“GRACE gives you variations in the total water stored on and in the land,” confirms Rodell. “But in order to figure out whether those changes are happening in the ground water, soil moisture, snow, or surface water, we need auxiliary information. We use physics equations and computer models to figure out what happens to the water after it hits the land as rain or snow.”
In some parts of the world, particularly the tropics, most of the water is stored on the surface in lakes, rivers, and wetlands. In cold regions, water mostly accumulates as snow and ice. In the temperate middle latitudes (including most of the United States), soils and aquifers are the major stores of water.
In the top layer of the soil, the spaces between the soil grains are filled with air and water, explains Famiglietti. Gravity pulls the water down into the Earth, so as you go progressively deeper in the soil, the pore spaces become more and more full. When water fills every pore, the soil is saturated.
This saturation point is the top of the “water table,” where groundwater is stored. The distinction between soil moisture (the unsaturated zone) and groundwater (the saturated zone) is important because groundwater flows easily enough for people to tap with wells and pumps. It is much harder to get water from unsaturated soil.
One way Rodell distinguishes between snow, surface water, soil moisture, and groundwater is a process of elimination.
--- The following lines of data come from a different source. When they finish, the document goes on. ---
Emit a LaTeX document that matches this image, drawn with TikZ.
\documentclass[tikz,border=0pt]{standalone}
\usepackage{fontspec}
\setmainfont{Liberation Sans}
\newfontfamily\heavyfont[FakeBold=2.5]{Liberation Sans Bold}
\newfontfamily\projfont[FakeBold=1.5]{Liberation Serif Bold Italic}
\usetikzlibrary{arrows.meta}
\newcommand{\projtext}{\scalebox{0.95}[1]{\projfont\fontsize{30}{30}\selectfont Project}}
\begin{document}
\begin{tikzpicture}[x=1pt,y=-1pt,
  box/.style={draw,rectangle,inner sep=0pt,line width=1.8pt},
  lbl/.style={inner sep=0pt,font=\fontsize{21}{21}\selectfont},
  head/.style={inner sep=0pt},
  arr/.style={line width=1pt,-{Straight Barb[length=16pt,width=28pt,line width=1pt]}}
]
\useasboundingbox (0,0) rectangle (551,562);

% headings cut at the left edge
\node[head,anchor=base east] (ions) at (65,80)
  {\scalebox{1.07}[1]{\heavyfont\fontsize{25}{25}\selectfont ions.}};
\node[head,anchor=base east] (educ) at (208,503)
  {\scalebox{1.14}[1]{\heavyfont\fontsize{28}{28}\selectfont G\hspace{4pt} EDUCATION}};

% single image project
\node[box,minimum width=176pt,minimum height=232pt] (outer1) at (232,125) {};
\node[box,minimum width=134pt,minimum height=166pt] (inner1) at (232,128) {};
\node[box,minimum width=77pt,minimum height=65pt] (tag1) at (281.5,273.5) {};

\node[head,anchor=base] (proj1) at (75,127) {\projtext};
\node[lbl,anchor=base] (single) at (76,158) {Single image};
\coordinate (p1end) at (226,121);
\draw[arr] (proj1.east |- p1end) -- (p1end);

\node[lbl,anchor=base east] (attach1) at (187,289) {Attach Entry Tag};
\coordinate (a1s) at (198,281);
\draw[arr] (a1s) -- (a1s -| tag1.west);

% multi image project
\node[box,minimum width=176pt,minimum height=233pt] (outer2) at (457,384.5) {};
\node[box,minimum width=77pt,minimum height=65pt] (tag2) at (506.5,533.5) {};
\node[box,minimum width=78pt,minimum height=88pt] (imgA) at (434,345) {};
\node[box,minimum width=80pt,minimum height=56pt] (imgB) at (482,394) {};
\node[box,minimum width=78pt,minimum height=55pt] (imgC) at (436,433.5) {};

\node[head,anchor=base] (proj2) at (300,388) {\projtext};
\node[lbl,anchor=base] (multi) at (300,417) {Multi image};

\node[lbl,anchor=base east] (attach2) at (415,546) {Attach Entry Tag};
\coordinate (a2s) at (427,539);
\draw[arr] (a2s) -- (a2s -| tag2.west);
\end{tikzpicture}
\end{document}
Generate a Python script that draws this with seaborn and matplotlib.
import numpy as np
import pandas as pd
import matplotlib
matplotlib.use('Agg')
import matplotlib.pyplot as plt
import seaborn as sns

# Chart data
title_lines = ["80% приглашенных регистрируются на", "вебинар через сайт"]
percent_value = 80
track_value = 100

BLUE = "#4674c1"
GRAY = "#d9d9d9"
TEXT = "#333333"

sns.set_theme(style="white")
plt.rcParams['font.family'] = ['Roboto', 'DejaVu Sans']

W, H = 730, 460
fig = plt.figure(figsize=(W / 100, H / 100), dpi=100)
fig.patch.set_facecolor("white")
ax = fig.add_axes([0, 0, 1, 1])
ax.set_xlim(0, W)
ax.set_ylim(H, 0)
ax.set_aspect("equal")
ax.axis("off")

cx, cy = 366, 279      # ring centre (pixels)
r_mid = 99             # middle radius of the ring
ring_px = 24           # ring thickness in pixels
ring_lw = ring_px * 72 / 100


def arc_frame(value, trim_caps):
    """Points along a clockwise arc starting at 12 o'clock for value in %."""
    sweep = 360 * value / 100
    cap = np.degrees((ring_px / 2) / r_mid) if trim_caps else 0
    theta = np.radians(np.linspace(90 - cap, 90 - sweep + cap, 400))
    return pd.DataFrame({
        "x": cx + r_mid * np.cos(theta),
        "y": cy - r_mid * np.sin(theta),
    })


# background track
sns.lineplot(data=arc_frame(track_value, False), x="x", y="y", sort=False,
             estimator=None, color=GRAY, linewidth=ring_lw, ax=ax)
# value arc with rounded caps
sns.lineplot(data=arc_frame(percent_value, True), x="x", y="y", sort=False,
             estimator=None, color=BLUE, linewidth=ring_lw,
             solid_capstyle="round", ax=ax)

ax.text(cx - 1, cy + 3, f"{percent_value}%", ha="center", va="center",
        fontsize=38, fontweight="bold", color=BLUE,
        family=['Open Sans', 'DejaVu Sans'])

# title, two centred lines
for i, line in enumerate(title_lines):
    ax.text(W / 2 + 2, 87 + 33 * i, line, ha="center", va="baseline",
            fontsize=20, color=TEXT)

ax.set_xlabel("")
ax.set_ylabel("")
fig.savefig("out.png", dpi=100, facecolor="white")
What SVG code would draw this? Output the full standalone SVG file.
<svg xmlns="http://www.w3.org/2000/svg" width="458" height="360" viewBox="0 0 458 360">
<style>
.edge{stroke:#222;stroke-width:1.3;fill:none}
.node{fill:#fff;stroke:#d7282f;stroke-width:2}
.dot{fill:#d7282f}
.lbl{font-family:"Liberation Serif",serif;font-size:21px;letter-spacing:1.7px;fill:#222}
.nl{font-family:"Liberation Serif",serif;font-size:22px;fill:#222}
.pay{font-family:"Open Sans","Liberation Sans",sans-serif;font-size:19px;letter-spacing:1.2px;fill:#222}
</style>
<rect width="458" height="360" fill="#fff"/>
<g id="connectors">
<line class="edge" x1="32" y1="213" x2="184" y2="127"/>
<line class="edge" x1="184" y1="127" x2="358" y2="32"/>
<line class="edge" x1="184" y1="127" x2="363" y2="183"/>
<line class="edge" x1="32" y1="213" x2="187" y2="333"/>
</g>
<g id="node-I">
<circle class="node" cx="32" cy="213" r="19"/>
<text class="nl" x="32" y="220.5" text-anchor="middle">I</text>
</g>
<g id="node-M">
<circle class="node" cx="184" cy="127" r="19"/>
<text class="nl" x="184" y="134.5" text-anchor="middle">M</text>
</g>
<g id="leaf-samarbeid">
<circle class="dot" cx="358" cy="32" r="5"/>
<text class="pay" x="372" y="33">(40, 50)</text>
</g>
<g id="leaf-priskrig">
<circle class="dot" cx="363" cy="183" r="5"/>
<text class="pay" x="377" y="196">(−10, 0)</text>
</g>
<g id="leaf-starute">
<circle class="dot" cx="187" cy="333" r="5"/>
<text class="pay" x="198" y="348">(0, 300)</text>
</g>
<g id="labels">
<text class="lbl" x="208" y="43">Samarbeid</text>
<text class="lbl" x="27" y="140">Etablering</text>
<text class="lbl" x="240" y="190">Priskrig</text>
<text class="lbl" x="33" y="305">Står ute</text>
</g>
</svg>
He also assembles data on how much rain or snow has fallen at each location, the soil type, amount of sunlight, wind speed, and other meteorological variables, and combines them within a land surface model. This computer model uses hundreds of equations to determine the fate of energy from the Sun and of water after that energy hits the land surface. The results include maps of groundwater, soil moisture, and evaporation, and how they all vary over time.